Set task:
Can you output, word for word, the lines between the one holding "Write a web" and the one holding "var points = meanValues.map(function", inclusive, leaving out any pictures?

Charts and diagrams as code:
= = =

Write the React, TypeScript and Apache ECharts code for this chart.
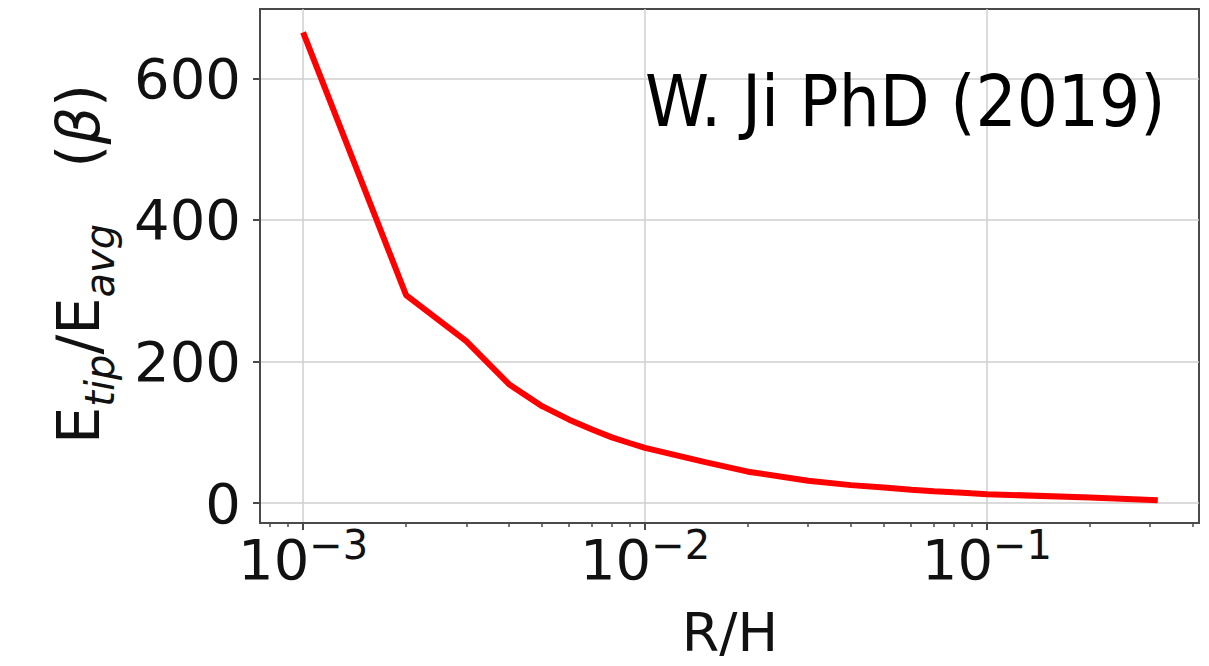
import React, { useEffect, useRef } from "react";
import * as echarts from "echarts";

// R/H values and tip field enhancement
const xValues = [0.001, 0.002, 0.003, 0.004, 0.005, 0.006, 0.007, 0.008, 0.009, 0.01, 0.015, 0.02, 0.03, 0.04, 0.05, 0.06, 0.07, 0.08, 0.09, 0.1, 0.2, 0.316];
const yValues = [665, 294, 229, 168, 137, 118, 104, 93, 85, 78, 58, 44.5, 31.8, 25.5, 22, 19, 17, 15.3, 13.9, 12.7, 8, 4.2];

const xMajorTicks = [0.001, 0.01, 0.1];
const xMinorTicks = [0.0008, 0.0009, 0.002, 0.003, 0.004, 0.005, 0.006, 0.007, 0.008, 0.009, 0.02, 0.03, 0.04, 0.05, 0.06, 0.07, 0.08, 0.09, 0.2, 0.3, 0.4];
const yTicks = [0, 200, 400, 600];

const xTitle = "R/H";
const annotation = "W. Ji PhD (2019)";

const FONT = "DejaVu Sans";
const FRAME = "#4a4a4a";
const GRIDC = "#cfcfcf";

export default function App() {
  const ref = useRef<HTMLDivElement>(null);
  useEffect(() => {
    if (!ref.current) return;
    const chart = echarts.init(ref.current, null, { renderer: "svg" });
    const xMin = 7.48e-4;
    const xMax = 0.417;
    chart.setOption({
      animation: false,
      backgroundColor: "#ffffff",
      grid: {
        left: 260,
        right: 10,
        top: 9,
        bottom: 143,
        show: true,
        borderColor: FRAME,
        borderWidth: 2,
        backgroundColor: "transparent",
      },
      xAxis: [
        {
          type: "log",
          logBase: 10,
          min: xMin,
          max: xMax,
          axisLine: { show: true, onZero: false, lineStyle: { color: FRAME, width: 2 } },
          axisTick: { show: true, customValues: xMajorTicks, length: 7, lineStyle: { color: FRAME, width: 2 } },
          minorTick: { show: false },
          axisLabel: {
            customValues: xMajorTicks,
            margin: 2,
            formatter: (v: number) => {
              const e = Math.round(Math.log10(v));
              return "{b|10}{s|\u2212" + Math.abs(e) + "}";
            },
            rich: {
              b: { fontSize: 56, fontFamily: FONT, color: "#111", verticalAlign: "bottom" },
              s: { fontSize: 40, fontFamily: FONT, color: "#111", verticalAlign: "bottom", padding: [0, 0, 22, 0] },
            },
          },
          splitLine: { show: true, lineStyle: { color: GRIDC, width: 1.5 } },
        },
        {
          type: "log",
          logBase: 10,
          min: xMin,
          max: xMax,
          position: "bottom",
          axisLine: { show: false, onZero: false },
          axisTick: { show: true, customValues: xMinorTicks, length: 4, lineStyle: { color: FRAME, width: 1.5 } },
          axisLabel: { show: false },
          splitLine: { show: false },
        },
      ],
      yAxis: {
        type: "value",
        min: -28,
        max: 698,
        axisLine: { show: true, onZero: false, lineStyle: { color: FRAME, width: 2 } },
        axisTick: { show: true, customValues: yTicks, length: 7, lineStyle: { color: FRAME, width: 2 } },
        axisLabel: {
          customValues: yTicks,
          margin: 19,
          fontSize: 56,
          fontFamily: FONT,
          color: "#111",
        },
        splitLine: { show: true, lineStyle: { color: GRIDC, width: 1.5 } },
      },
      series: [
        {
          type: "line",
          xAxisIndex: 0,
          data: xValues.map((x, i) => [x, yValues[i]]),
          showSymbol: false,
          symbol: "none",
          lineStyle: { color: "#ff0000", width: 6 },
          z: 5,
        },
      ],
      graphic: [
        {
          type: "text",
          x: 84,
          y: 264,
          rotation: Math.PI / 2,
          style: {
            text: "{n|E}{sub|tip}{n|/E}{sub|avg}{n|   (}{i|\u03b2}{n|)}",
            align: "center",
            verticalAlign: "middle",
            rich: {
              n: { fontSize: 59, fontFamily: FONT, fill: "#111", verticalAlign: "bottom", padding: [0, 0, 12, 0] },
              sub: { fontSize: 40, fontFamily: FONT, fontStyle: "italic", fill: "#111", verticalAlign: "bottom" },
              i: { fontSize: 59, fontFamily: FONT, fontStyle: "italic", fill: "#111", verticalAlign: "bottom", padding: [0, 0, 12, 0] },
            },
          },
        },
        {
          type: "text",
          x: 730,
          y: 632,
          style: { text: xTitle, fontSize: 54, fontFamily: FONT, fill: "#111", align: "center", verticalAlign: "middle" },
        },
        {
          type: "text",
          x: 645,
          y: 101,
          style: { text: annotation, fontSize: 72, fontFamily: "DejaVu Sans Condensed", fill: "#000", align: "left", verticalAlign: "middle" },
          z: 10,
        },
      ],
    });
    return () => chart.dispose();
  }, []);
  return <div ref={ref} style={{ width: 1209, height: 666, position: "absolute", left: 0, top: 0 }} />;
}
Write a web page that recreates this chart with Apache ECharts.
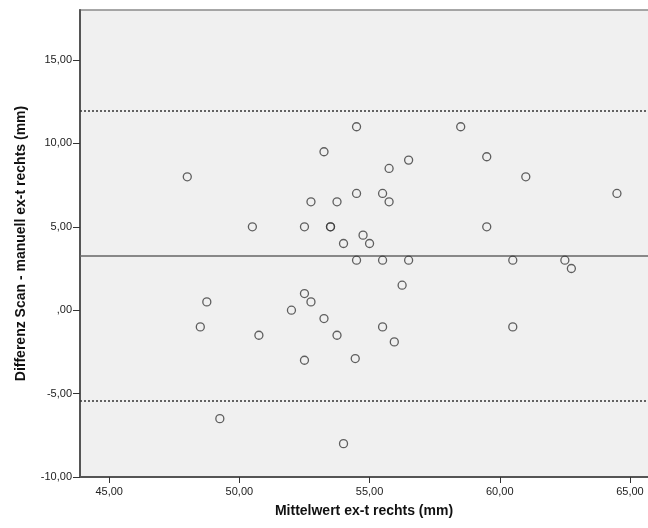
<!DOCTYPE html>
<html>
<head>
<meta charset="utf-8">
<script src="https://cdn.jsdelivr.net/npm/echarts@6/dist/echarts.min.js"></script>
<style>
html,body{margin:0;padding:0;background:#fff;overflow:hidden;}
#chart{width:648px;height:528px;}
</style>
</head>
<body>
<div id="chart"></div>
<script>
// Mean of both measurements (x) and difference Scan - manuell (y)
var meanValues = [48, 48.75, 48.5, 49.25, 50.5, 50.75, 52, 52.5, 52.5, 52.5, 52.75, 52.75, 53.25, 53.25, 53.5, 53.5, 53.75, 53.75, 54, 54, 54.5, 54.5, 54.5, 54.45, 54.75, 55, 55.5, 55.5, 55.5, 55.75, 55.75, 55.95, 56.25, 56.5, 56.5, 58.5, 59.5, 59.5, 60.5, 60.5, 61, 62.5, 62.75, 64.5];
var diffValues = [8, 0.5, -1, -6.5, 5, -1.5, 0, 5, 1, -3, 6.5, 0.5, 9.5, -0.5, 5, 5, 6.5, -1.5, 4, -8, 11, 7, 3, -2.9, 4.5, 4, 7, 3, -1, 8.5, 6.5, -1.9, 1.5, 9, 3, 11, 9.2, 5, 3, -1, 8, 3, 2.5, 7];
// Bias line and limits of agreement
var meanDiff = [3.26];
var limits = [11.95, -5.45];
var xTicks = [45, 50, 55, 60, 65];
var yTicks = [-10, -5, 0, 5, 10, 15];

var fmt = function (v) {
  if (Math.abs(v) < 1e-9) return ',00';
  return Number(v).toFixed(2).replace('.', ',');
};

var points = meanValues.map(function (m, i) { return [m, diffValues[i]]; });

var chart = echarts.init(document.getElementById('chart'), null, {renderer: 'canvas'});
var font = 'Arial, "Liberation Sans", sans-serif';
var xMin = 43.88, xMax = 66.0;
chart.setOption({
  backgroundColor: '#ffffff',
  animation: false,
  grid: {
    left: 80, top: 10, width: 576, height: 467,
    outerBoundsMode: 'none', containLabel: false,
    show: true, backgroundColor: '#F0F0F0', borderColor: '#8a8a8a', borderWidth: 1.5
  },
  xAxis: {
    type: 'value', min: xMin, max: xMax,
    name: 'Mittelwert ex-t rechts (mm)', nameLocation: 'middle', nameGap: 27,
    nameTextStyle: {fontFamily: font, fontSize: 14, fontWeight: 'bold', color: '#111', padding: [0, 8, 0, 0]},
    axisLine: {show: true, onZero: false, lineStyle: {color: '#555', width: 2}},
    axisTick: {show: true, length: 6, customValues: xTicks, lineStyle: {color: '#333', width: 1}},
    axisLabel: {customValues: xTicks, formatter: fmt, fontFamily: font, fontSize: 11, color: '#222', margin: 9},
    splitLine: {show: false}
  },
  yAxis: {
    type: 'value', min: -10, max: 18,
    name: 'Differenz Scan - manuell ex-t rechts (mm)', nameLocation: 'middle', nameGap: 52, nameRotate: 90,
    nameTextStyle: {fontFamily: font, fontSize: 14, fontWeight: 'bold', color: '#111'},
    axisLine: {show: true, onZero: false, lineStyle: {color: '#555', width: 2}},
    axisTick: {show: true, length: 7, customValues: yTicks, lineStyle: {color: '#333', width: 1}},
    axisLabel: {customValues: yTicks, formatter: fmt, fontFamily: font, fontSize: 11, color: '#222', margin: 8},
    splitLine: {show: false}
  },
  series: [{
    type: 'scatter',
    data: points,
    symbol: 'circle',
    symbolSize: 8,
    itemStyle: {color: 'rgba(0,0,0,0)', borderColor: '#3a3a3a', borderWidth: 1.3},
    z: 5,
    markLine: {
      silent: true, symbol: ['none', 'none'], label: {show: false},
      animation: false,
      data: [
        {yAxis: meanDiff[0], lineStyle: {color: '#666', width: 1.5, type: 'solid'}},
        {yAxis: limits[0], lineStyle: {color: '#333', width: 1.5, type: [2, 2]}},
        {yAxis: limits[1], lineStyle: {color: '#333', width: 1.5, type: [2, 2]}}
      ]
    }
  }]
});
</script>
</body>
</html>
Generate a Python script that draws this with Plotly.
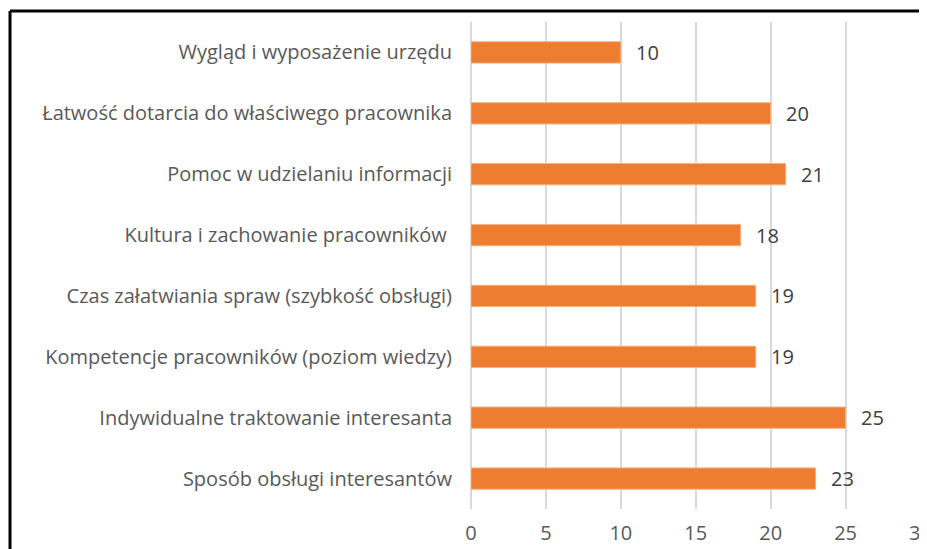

= = =

Response for this exercise:
Write a web page that recreates this chart with Apache ECharts.
<!DOCTYPE html>
<html>
<head>
<meta charset="utf-8">
<script src="https://cdn.jsdelivr.net/npm/echarts@6/dist/echarts.min.js"></script>
<style>
html,body{margin:0;padding:0;background:#fff;overflow:hidden;}
#chart{width:648px;height:528px;}
</style>
</head>
<body>
<div id="chart"></div>
<script>
// Mean of both measurements (x) and difference Scan - manuell (y)
var meanValues = [48, 48.75, 48.5, 49.25, 50.5, 50.75, 52, 52.5, 52.5, 52.5, 52.75, 52.75, 53.25, 53.25, 53.5, 53.5, 53.75, 53.75, 54, 54, 54.5, 54.5, 54.5, 54.45, 54.75, 55, 55.5, 55.5, 55.5, 55.75, 55.75, 55.95, 56.25, 56.5, 56.5, 58.5, 59.5, 59.5, 60.5, 60.5, 61, 62.5, 62.75, 64.5];
var diffValues = [8, 0.5, -1, -6.5, 5, -1.5, 0, 5, 1, -3, 6.5, 0.5, 9.5, -0.5, 5, 5, 6.5, -1.5, 4, -8, 11, 7, 3, -2.9, 4.5, 4, 7, 3, -1, 8.5, 6.5, -1.9, 1.5, 9, 3, 11, 9.2, 5, 3, -1, 8, 3, 2.5, 7];
// Bias line and limits of agreement
var meanDiff = [3.26];
var limits = [11.95, -5.45];
var xTicks = [45, 50, 55, 60, 65];
var yTicks = [-10, -5, 0, 5, 10, 15];

var fmt = function (v) {
  if (Math.abs(v) < 1e-9) return ',00';
  return Number(v).toFixed(2).replace('.', ',');
};

var points = meanValues.map(function (m, i) { return [m, diffValues[i]]; });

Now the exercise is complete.